U.S. Postal Service delivery trucks sit at the Brookland Post Office in Washington, D.C., U.S., on Thursday, May 9, 2013. The USPS is projecting a loss of as much as a $6 billion for the year as it keeps pressure on Congress for help, Postmaster General Patrick Donahoe said this month. The service is scheduled to release second-quarter results May 10. Photographer: Andrew Harrer/Bloomberg via Getty Images
U.S. Postal Service delivery trucks sit at the Brookland Post Office in Washington, D.C., U.S., on Thursday, May 9, 2013. The USPS is projecting a loss of as much as a $6 billion for the year as it keeps pressure on Congress for help, Postmaster General Patrick Donahoe said this month. The service is scheduled to release second-quarter results May 10. Photographer: Andrew Harrer/Bloomberg via Getty Images

With the idea of postal banking becoming more mainstream in the U.S., the head of the largest union of postal workers says he plans to make a revived banking service part of his union's upcoming contract talks with the U.S. Postal Service.

Mark Dimondstein, president of the American Postal Workers Union (APWU), told The Huffington Post that postal banking -- when post offices also offer simple banking services like checking and savings accounts -- is "an idea that should be reborn and whose time has come."

"Basic postal banking is done in many countries around the world, and in many of those countries it's a revenue-driver for the post office," Dimondstein said. "We think it's a win-win-win situation. It's great for the public. It's great for the post office. And it's great for postal workers."

Dimondstein's plans to make postal banking part of contract talks were first reported by Salon's David Dayen.

The U.S. Postal Service once offered simple banking services to the public, but federal reforms abolished the services in 1966. With the postal service now facing a drop in first-class mail and costly mandates from Congress, the notion of restoring banking has been bandied about as a way to get the agency on more solid footing while extending some basic services to underbanked communities.

In particular, it's been pitched as a potential alternative to the high-interest payday loans that poorer Americans rely on.

Last year, the postal service's Office of the Inspector General recommended that the agency consider offering check cashing, money transfers and modest loans to customers who don't have their own banks. The idea has gained currency not only with postal service boosters, but also with critics of Wall Street, including Sen. Elizabeth Warren (D-Mass.).

In an op-ed last year, Warren argued that the postal service is the one organization with "the public mission, the infrastructure, the experience and the well-trained employees needed to help address this problem" of predatory lending aimed at the poor.

One interested party that hasn't endorsed the concept of postal banking is the postal service itself. Patrick Donahoe, the postmaster general until earlier this month, "scoffed" at the idea during a press conference late last year, according to the Associated Press. "Our role is delivery," not banking, Donahoe said.

It isn't apparent yet how receptive Donahoe's replacement, Megan J. Brennan, might be to reviving postal banking services. Asked whether the agency's new management would entertain such a discussion, an agency spokeswoman said, "We'll just have to wait and see what's addressed during the negotiation process" with the union.

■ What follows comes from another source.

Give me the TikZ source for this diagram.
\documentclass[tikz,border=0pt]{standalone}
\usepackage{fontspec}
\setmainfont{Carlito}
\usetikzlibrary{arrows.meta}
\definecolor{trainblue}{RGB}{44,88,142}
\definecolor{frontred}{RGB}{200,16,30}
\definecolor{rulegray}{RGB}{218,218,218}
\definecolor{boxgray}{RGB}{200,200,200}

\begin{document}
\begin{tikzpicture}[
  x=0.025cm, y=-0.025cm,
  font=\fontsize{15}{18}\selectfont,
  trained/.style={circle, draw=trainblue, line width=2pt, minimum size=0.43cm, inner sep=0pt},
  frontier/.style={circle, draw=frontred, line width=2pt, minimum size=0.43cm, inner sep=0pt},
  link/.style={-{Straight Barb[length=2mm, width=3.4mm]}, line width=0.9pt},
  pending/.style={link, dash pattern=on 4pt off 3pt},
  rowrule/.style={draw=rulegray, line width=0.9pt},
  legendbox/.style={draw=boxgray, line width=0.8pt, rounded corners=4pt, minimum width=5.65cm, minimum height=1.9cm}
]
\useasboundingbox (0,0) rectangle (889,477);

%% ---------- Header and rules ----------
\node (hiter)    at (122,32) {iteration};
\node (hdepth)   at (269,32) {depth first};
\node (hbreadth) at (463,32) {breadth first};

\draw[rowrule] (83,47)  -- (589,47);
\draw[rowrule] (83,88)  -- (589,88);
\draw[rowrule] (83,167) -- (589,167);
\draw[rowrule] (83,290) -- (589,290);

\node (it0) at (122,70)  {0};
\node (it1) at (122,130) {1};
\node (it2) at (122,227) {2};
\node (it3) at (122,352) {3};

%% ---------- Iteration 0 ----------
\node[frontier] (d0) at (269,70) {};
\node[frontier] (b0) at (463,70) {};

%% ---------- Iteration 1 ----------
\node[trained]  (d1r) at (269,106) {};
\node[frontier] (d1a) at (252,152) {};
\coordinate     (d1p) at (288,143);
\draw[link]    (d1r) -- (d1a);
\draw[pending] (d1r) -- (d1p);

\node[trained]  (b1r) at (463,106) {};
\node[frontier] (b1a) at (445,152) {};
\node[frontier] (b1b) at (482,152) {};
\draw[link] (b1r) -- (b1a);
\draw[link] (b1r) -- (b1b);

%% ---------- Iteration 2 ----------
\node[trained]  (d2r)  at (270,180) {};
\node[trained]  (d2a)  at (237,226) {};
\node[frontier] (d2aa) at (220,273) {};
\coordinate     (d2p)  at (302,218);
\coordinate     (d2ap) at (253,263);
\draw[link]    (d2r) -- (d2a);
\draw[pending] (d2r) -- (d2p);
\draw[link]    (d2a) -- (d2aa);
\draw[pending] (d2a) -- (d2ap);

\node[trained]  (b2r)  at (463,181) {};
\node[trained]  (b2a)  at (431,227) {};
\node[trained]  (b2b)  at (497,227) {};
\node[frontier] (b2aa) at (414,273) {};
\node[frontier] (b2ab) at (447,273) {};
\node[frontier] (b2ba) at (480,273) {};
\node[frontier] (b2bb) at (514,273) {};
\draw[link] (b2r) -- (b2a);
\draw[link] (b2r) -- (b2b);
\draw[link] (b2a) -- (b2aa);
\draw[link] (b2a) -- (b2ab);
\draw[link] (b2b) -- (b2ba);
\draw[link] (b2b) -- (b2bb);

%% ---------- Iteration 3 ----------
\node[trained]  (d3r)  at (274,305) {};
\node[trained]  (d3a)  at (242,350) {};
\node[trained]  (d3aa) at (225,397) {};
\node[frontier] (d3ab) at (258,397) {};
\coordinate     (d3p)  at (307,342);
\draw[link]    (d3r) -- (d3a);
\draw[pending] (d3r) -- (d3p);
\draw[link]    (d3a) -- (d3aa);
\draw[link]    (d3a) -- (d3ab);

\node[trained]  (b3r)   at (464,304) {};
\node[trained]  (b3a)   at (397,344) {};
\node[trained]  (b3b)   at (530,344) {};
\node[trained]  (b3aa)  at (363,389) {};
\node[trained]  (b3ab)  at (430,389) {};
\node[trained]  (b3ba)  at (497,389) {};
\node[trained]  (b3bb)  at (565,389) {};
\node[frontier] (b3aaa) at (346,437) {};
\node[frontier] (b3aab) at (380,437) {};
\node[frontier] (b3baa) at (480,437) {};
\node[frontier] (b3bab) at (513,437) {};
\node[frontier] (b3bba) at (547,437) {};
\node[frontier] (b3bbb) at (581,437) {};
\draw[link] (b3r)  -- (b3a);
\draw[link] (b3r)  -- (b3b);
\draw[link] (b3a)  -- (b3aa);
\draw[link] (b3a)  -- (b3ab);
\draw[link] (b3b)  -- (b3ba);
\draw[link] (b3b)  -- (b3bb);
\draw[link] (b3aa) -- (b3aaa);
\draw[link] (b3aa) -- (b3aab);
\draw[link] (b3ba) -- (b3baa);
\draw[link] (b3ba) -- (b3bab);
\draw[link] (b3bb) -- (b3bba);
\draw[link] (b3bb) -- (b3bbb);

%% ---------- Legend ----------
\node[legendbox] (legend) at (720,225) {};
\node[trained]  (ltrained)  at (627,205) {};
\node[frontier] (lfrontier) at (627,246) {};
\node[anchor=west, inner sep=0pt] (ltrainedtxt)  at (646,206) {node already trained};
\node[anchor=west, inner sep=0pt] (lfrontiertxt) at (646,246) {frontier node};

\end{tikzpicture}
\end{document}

The divide over postal banking is part of a broader philosophical disagreement over the future of the post office. Heading an agency faced with red ink -- most of it due to a requirement imposed by Congress that the agency pre-fund retirement benefits years in advance -- Donahoe sought more latitude to streamline the postal service, pushing proposals that would eliminate Saturday delivery and close more mail processing facilities.

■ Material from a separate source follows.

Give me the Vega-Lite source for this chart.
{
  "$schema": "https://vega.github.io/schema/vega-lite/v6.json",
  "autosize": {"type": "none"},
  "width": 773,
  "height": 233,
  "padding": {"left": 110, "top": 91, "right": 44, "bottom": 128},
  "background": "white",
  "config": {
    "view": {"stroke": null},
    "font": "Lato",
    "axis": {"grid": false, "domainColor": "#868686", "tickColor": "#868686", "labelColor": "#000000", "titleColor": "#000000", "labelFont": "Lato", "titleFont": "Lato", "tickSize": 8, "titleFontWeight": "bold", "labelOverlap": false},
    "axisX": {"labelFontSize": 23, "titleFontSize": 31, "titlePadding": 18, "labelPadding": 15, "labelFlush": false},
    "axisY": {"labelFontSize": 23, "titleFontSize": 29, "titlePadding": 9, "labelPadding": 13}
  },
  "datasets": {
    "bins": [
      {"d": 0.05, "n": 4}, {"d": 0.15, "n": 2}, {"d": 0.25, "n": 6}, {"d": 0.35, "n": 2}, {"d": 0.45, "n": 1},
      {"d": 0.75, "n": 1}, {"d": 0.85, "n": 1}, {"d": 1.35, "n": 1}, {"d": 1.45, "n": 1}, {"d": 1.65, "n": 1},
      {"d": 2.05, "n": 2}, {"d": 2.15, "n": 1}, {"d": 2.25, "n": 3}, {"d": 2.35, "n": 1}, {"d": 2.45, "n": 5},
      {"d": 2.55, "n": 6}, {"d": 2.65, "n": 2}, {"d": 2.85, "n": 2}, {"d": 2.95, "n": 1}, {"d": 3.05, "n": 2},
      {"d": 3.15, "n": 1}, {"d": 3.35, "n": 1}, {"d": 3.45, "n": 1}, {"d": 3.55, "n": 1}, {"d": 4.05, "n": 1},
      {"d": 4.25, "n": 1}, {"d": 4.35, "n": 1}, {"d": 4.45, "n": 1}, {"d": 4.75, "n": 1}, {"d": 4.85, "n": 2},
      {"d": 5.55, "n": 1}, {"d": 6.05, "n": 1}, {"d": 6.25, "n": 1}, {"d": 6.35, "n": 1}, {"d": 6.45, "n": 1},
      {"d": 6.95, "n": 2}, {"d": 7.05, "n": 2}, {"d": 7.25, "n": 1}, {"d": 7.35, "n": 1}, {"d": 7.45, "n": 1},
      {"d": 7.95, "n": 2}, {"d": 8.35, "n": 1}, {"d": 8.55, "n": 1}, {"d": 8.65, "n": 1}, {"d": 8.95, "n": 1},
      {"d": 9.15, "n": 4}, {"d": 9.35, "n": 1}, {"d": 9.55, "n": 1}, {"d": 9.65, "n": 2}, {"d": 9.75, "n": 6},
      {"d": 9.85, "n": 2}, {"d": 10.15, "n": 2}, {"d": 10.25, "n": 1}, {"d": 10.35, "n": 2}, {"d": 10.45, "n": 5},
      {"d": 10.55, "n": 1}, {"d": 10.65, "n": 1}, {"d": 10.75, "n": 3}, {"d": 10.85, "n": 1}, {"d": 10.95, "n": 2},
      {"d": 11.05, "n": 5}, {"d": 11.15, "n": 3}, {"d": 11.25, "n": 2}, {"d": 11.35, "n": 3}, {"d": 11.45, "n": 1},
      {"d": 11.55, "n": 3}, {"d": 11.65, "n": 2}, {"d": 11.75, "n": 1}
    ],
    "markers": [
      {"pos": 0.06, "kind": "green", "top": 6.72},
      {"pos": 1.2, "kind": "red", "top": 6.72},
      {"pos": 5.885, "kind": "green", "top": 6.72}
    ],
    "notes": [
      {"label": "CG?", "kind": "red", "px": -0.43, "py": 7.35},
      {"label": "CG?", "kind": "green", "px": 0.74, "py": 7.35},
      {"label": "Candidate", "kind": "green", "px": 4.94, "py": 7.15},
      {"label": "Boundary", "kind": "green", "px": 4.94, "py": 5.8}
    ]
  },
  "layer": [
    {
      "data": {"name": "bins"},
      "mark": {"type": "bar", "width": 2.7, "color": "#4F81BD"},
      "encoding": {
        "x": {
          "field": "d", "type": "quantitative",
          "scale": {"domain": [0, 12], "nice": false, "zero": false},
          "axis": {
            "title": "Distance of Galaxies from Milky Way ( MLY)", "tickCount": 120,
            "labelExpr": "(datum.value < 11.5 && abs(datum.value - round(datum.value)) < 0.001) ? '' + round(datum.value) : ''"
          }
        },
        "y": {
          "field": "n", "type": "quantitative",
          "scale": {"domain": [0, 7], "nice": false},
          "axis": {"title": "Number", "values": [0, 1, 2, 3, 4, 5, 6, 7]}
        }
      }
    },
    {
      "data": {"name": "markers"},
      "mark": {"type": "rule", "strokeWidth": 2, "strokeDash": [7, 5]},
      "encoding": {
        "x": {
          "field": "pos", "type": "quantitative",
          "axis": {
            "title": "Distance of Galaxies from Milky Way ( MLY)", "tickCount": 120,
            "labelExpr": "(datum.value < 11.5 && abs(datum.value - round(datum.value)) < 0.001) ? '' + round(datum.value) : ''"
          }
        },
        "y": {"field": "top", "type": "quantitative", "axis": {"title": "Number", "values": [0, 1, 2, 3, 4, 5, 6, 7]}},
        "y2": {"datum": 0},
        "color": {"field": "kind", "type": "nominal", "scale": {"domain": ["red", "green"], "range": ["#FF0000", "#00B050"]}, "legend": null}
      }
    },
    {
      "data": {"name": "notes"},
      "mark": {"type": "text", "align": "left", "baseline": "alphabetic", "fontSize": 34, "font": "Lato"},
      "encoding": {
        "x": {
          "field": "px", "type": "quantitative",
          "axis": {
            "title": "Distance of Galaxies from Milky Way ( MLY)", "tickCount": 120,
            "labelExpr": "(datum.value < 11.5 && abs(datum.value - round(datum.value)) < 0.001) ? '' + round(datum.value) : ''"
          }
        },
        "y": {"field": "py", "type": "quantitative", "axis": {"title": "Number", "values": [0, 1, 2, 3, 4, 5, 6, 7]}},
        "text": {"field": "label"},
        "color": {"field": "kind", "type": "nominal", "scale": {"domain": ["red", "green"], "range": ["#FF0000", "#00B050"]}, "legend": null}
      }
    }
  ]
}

Postal unions have staunchly opposed such moves and argued that they will lead to the so-called death spiral, in which reduced services inevitably lead to the agency's demise.

APWU will begin negotiations for a new contract with the postal service next week, and the union expects the agency to seek concessions in employee health and retirement benefits -- a common feature in nearly all union contract talks these days. Though it isn't clear how postal banking could fit into such a contract, Dimondstein said he believes the negotiations will provide a good opportunity to put the proposal before postal management.

"We think it's most appropriate that the needs of [postal customers] are talked about at the bargaining table," Dimondstein said. "And I can tell you this: I haven't met a single person -- though I don't run into Wall Street bankers often -- who think this is a bad idea."